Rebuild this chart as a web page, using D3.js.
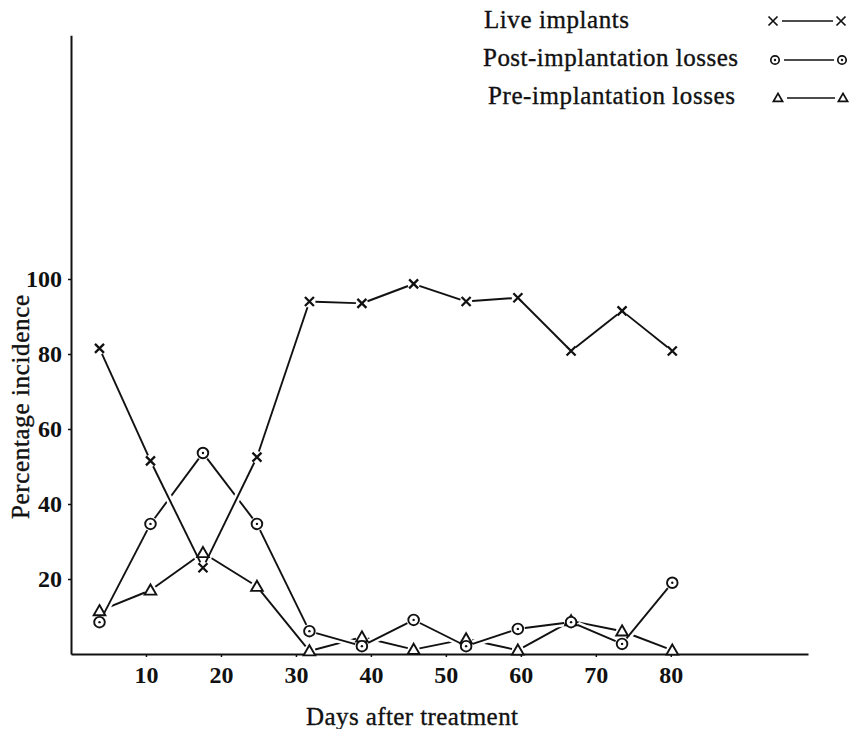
<!DOCTYPE html>
<html>
<head>
<meta charset="utf-8">
<script src="https://cdn.jsdelivr.net/npm/d3@7"></script>
<style>
  body { margin: 0; background: #fff; }
  text { font-family: "Liberation Serif", "DejaVu Serif", serif; fill: #111; }
</style>
</head>
<body>
<svg id="svg"></svg>
<script>
    var w = 857;
    var h = 729;

    // data
    var days = [3.8, 10.6, 17.6, 24.8, 31.8, 38.8, 45.7, 52.7, 59.6, 66.7, 73.5, 80.2];
    var live = [81.5, 51.5, 23, 52.5, 94, 93.5, 98.7, 94, 95, 80.8, 91.5, 80.8];
    var post = [8.5, 34.7, 53.6, 34.7, 6.1, 2.1, 9.1, 2.1, 6.7, 8.5, 2.7, 19];
    var pre = [11.5, 17, 27, 18, 0.8, 4.5, 1.2, 4, 1, 8.8, 6.1, 1];
    var xTicks = [10, 20, 30, 40, 50, 60, 70, 80];
    var yTicks = [20, 40, 60, 80, 100];
    var legendNames = ["Live implants", "Post-implantation losses", "Pre-implantation losses"];
    var legendKinds = ["cross", "circle", "triangle"];

    var ink = "#111";

    svg = d3.select("#svg")
        .attr("width", w)
        .attr("height", h)

    var x = d3.scaleLinear().domain([0, 98.3]).range([71, 808]);
    var y = d3.scaleLinear().domain([0, 165]).range([654, 35.25]);

    // axes
    var xAxis = d3.axisBottom(x).tickValues(xTicks).tickSize(3).tickPadding(9).tickSizeOuter(0);
    var yAxis = d3.axisLeft(y).tickValues(yTicks).tickSize(3).tickPadding(6).tickSizeOuter(0);

    var gx = svg.append("g").attr("transform", "translate(0," + y(0) + ")").call(xAxis);
    var gy = svg.append("g").attr("transform", "translate(" + x(0) + ",0)").call(yAxis);

    [gx, gy].forEach(function(g) {
        g.select(".domain").attr("stroke", ink).attr("stroke-width", 2);
        g.selectAll(".tick line").attr("stroke", ink).attr("stroke-width", 1.5);
        g.selectAll(".tick text")
            .style("font-family", '"Liberation Serif", serif')
            .style("font-size", "24px")
            .style("font-weight", "bold")
            .attr("fill", ink)
    })

    svg.append("text")
        .attr("x", 412).attr("y", 725)
        .attr("text-anchor", "middle")
        .style("font-size", "25px")
        .attr("textLength", 212).attr("lengthAdjust", "spacing")
        .attr("stroke", ink).attr("stroke-width", 0.35)
        .text("Days after treatment")

    svg.append("text")
        .attr("transform", "translate(29,407)rotate(-90)")
        .attr("text-anchor", "middle")
        .style("font-size", "25px")
        .attr("textLength", 224).attr("lengthAdjust", "spacing")
        .attr("stroke", ink).attr("stroke-width", 0.35)
        .text("Percentage incidence")

    // marker drawing
    var marker = function(g, kind, cx, cy, s, sw) {
        if (kind == "cross") {
            g.append("path")
                .attr("d", "M" + (cx - s) + "," + (cy - s) + "L" + (cx + s) + "," + (cy + s) +
                           "M" + (cx - s) + "," + (cy + s) + "L" + (cx + s) + "," + (cy - s))
                .attr("stroke", ink).attr("stroke-width", sw).attr("fill", "none")
        } else if (kind == "circle") {
            g.append("circle").attr("cx", cx).attr("cy", cy).attr("r", s)
                .attr("stroke", ink).attr("stroke-width", sw).attr("fill", "#fff")
            g.append("circle").attr("cx", cx).attr("cy", cy).attr("r", 1.2).attr("fill", ink)
        } else {
            var t = s * 1.1;
            g.append("path")
                .attr("d", "M" + cx + "," + (cy - t) + "L" + (cx + t) + "," + (cy + t * 0.75) +
                           "L" + (cx - t) + "," + (cy + t * 0.75) + "Z")
                .attr("stroke", ink).attr("stroke-width", sw).attr("fill", "#fff")
        }
    }

    var series = [
        {name: "pre", values: pre, kind: "triangle", gap: 6},
        {name: "post", values: post, kind: "circle", gap: 7},
        {name: "live", values: live, kind: "cross", gap: 6}
    ];

    var lines = svg.append("g");

    // each segment stops just short of the markers,
    // with a white casing so later lines break the earlier ones at crossings
    series.forEach(function(s) {
        var g = lines.append("g").attr("class", s.name);
        for (var i = 0; i < days.length - 1; i++) {
            var x1 = x(days[i]), y1 = y(s.values[i]);
            var x2 = x(days[i + 1]), y2 = y(s.values[i + 1]);
            var dx = x2 - x1, dy = y2 - y1;
            var len = Math.sqrt(dx * dx + dy * dy);
            var ux = dx / len, uy = dy / len;
            var a = [x1 + ux * s.gap, y1 + uy * s.gap];
            var b = [x2 - ux * s.gap, y2 - uy * s.gap];
            g.append("line")
                .attr("x1", a[0]).attr("y1", a[1]).attr("x2", b[0]).attr("y2", b[1])
                .attr("stroke", "#fff").attr("stroke-width", 7)
            g.append("line")
                .attr("x1", a[0]).attr("y1", a[1]).attr("x2", b[0]).attr("y2", b[1])
                .attr("stroke", ink).attr("stroke-width", 1.9)
        }
    })

    var marks = svg.append("g");
    series.forEach(function(s) {
        var g = marks.append("g").attr("class", s.name + "_marks");
        days.forEach(function(d, i) {
            marker(g, s.kind, x(d), y(s.values[i]), s.kind == "cross" ? 4.5 : 5.3, s.kind == "cross" ? 2.3 : 1.9)
        })
    })

    // legend
    var legend = svg.append("g");
    var legendText = [484, 483, 488];
    var legendWidth = [145, 255, 247];
    var legendBase = [28, 66, 104];
    var legendMark = [[773, 841], [775, 842], [778, 843]];
    var legendMid = [21, 60, 98];
    legendNames.forEach(function(n, i) {
        legend.append("text")
            .attr("x", legendText[i]).attr("y", legendBase[i])
            .style("font-size", "25px")
            .attr("textLength", legendWidth[i]).attr("lengthAdjust", "spacing")
            .attr("stroke", ink).attr("stroke-width", 0.35)
            .text(n)
        var m = legendMark[i];
        legend.append("line")
            .attr("x1", m[0] + 9).attr("x2", m[1] - 8)
            .attr("y1", legendMid[i]).attr("y2", legendMid[i])
            .attr("stroke", ink).attr("stroke-width", 1.5)
        marker(legend, legendKinds[i], m[0], legendMid[i], legendKinds[i] == "cross" ? 4.5 : 4.2, 1.7)
        marker(legend, legendKinds[i], m[1], legendMid[i], legendKinds[i] == "cross" ? 4.5 : 4.2, 1.7)
    })
</script>
</body>
</html>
^^^^^^^^
• **EXERCISE TASK**:
Write out the listing above again, exactly, but with no pictures in the copy.

• **FINAL ANSWER**:
Rebuild this chart as a web page, using D3.js.
<!DOCTYPE html>
<html>
<head>
<meta charset="utf-8">
<script src="https://cdn.jsdelivr.net/npm/d3@7"></script>
<style>
  body { margin: 0; background: #fff; }
  text { font-family: "Liberation Serif", "DejaVu Serif", serif; fill: #111; }
</style>
</head>
<body>
<svg id="svg"></svg>
<script>
    var w = 857;
    var h = 729;

    // data
    var days = [3.8, 10.6, 17.6, 24.8, 31.8, 38.8, 45.7, 52.7, 59.6, 66.7, 73.5, 80.2];
    var live = [81.5, 51.5, 23, 52.5, 94, 93.5, 98.7, 94, 95, 80.8, 91.5, 80.8];
    var post = [8.5, 34.7, 53.6, 34.7, 6.1, 2.1, 9.1, 2.1, 6.7, 8.5, 2.7, 19];
    var pre = [11.5, 17, 27, 18, 0.8, 4.5, 1.2, 4, 1, 8.8, 6.1, 1];
    var xTicks = [10, 20, 30, 40, 50, 60, 70, 80];
    var yTicks = [20, 40, 60, 80, 100];
    var legendNames = ["Live implants", "Post-implantation losses", "Pre-implantation losses"];
    var legendKinds = ["cross", "circle", "triangle"];

    var ink = "#111";

    svg = d3.select("#svg")
        .attr("width", w)
        .attr("height", h)

    var x = d3.scaleLinear().domain([0, 98.3]).range([71, 808]);
    var y = d3.scaleLinear().domain([0, 165]).range([654, 35.25]);

    // axes
    var xAxis = d3.axisBottom(x).tickValues(xTicks).tickSize(3).tickPadding(9).tickSizeOuter(0);
    var yAxis = d3.axisLeft(y).tickValues(yTicks).tickSize(3).tickPadding(6).tickSizeOuter(0);

    var gx = svg.append("g").attr("transform", "translate(0," + y(0) + ")").call(xAxis);
    var gy = svg.append("g").attr("transform", "translate(" + x(0) + ",0)").call(yAxis);

    [gx, gy].forEach(function(g) {
        g.select(".domain").attr("stroke", ink).attr("stroke-width", 2);
        g.selectAll(".tick line").attr("stroke", ink).attr("stroke-width", 1.5);
        g.selectAll(".tick text")
            .style("font-family", '"Liberation Serif", serif')
            .style("font-size", "24px")
            .style("font-weight", "bold")
            .attr("fill", ink)
    })

    svg.append("text")
        .attr("x", 412).attr("y", 725)
        .attr("text-anchor", "middle")
        .style("font-size", "25px")
        .attr("textLength", 212).attr("lengthAdjust", "spacing")
        .attr("stroke", ink).attr("stroke-width", 0.35)
        .text("Days after treatment")

    svg.append("text")
        .attr("transform", "translate(29,407)rotate(-90)")
        .attr("text-anchor", "middle")
        .style("font-size", "25px")
        .attr("textLength", 224).attr("lengthAdjust", "spacing")
        .attr("stroke", ink).attr("stroke-width", 0.35)
        .text("Percentage incidence")

    // marker drawing
    var marker = function(g, kind, cx, cy, s, sw) {
        if (kind == "cross") {
            g.append("path")
                .attr("d", "M" + (cx - s) + "," + (cy - s) + "L" + (cx + s) + "," + (cy + s) +
                           "M" + (cx - s) + "," + (cy + s) + "L" + (cx + s) + "," + (cy - s))
                .attr("stroke", ink).attr("stroke-width", sw).attr("fill", "none")
        } else if (kind == "circle") {
            g.append("circle").attr("cx", cx).attr("cy", cy).attr("r", s)
                .attr("stroke", ink).attr("stroke-width", sw).attr("fill", "#fff")
            g.append("circle").attr("cx", cx).attr("cy", cy).attr("r", 1.2).attr("fill", ink)
        } else {
            var t = s * 1.1;
            g.append("path")
                .attr("d", "M" + cx + "," + (cy - t) + "L" + (cx + t) + "," + (cy + t * 0.75) +
                           "L" + (cx - t) + "," + (cy + t * 0.75) + "Z")
                .attr("stroke", ink).attr("stroke-width", sw).attr("fill", "#fff")
        }
    }

    var series = [
        {name: "pre", values: pre, kind: "triangle", gap: 6},
        {name: "post", values: post, kind: "circle", gap: 7},
        {name: "live", values: live, kind: "cross", gap: 6}
    ];

    var lines = svg.append("g");

    // each segment stops just short of the markers,
    // with a white casing so later lines break the earlier ones at crossings
    series.forEach(function(s) {
        var g = lines.append("g").attr("class", s.name);
        for (var i = 0; i < days.length - 1; i++) {
            var x1 = x(days[i]), y1 = y(s.values[i]);
            var x2 = x(days[i + 1]), y2 = y(s.values[i + 1]);
            var dx = x2 - x1, dy = y2 - y1;
            var len = Math.sqrt(dx * dx + dy * dy);
            var ux = dx / len, uy = dy / len;
            var a = [x1 + ux * s.gap, y1 + uy * s.gap];
            var b = [x2 - ux * s.gap, y2 - uy * s.gap];
            g.append("line")
                .attr("x1", a[0]).attr("y1", a[1]).attr("x2", b[0]).attr("y2", b[1])
                .attr("stroke", "#fff").attr("stroke-width", 7)
            g.append("line")
                .attr("x1", a[0]).attr("y1", a[1]).attr("x2", b[0]).attr("y2", b[1])
                .attr("stroke", ink).attr("stroke-width", 1.9)
        }
    })

    var marks = svg.append("g");
    series.forEach(function(s) {
        var g = marks.append("g").attr("class", s.name + "_marks");
        days.forEach(function(d, i) {
            marker(g, s.kind, x(d), y(s.values[i]), s.kind == "cross" ? 4.5 : 5.3, s.kind == "cross" ? 2.3 : 1.9)
        })
    })

    // legend
    var legend = svg.append("g");
    var legendText = [484, 483, 488];
    var legendWidth = [145, 255, 247];
    var legendBase = [28, 66, 104];
    var legendMark = [[773, 841], [775, 842], [778, 843]];
    var legendMid = [21, 60, 98];
    legendNames.forEach(function(n, i) {
        legend.append("text")
            .attr("x", legendText[i]).attr("y", legendBase[i])
            .style("font-size", "25px")
            .attr("textLength", legendWidth[i]).attr("lengthAdjust", "spacing")
            .attr("stroke", ink).attr("stroke-width", 0.35)
            .text(n)
        var m = legendMark[i];
        legend.append("line")
            .attr("x1", m[0] + 9).attr("x2", m[1] - 8)
            .attr("y1", legendMid[i]).attr("y2", legendMid[i])
            .attr("stroke", ink).attr("stroke-width", 1.5)
        marker(legend, legendKinds[i], m[0], legendMid[i], legendKinds[i] == "cross" ? 4.5 : 4.2, 1.7)
        marker(legend, legendKinds[i], m[1], legendMid[i], legendKinds[i] == "cross" ? 4.5 : 4.2, 1.7)
    })
</script>
</body>
</html>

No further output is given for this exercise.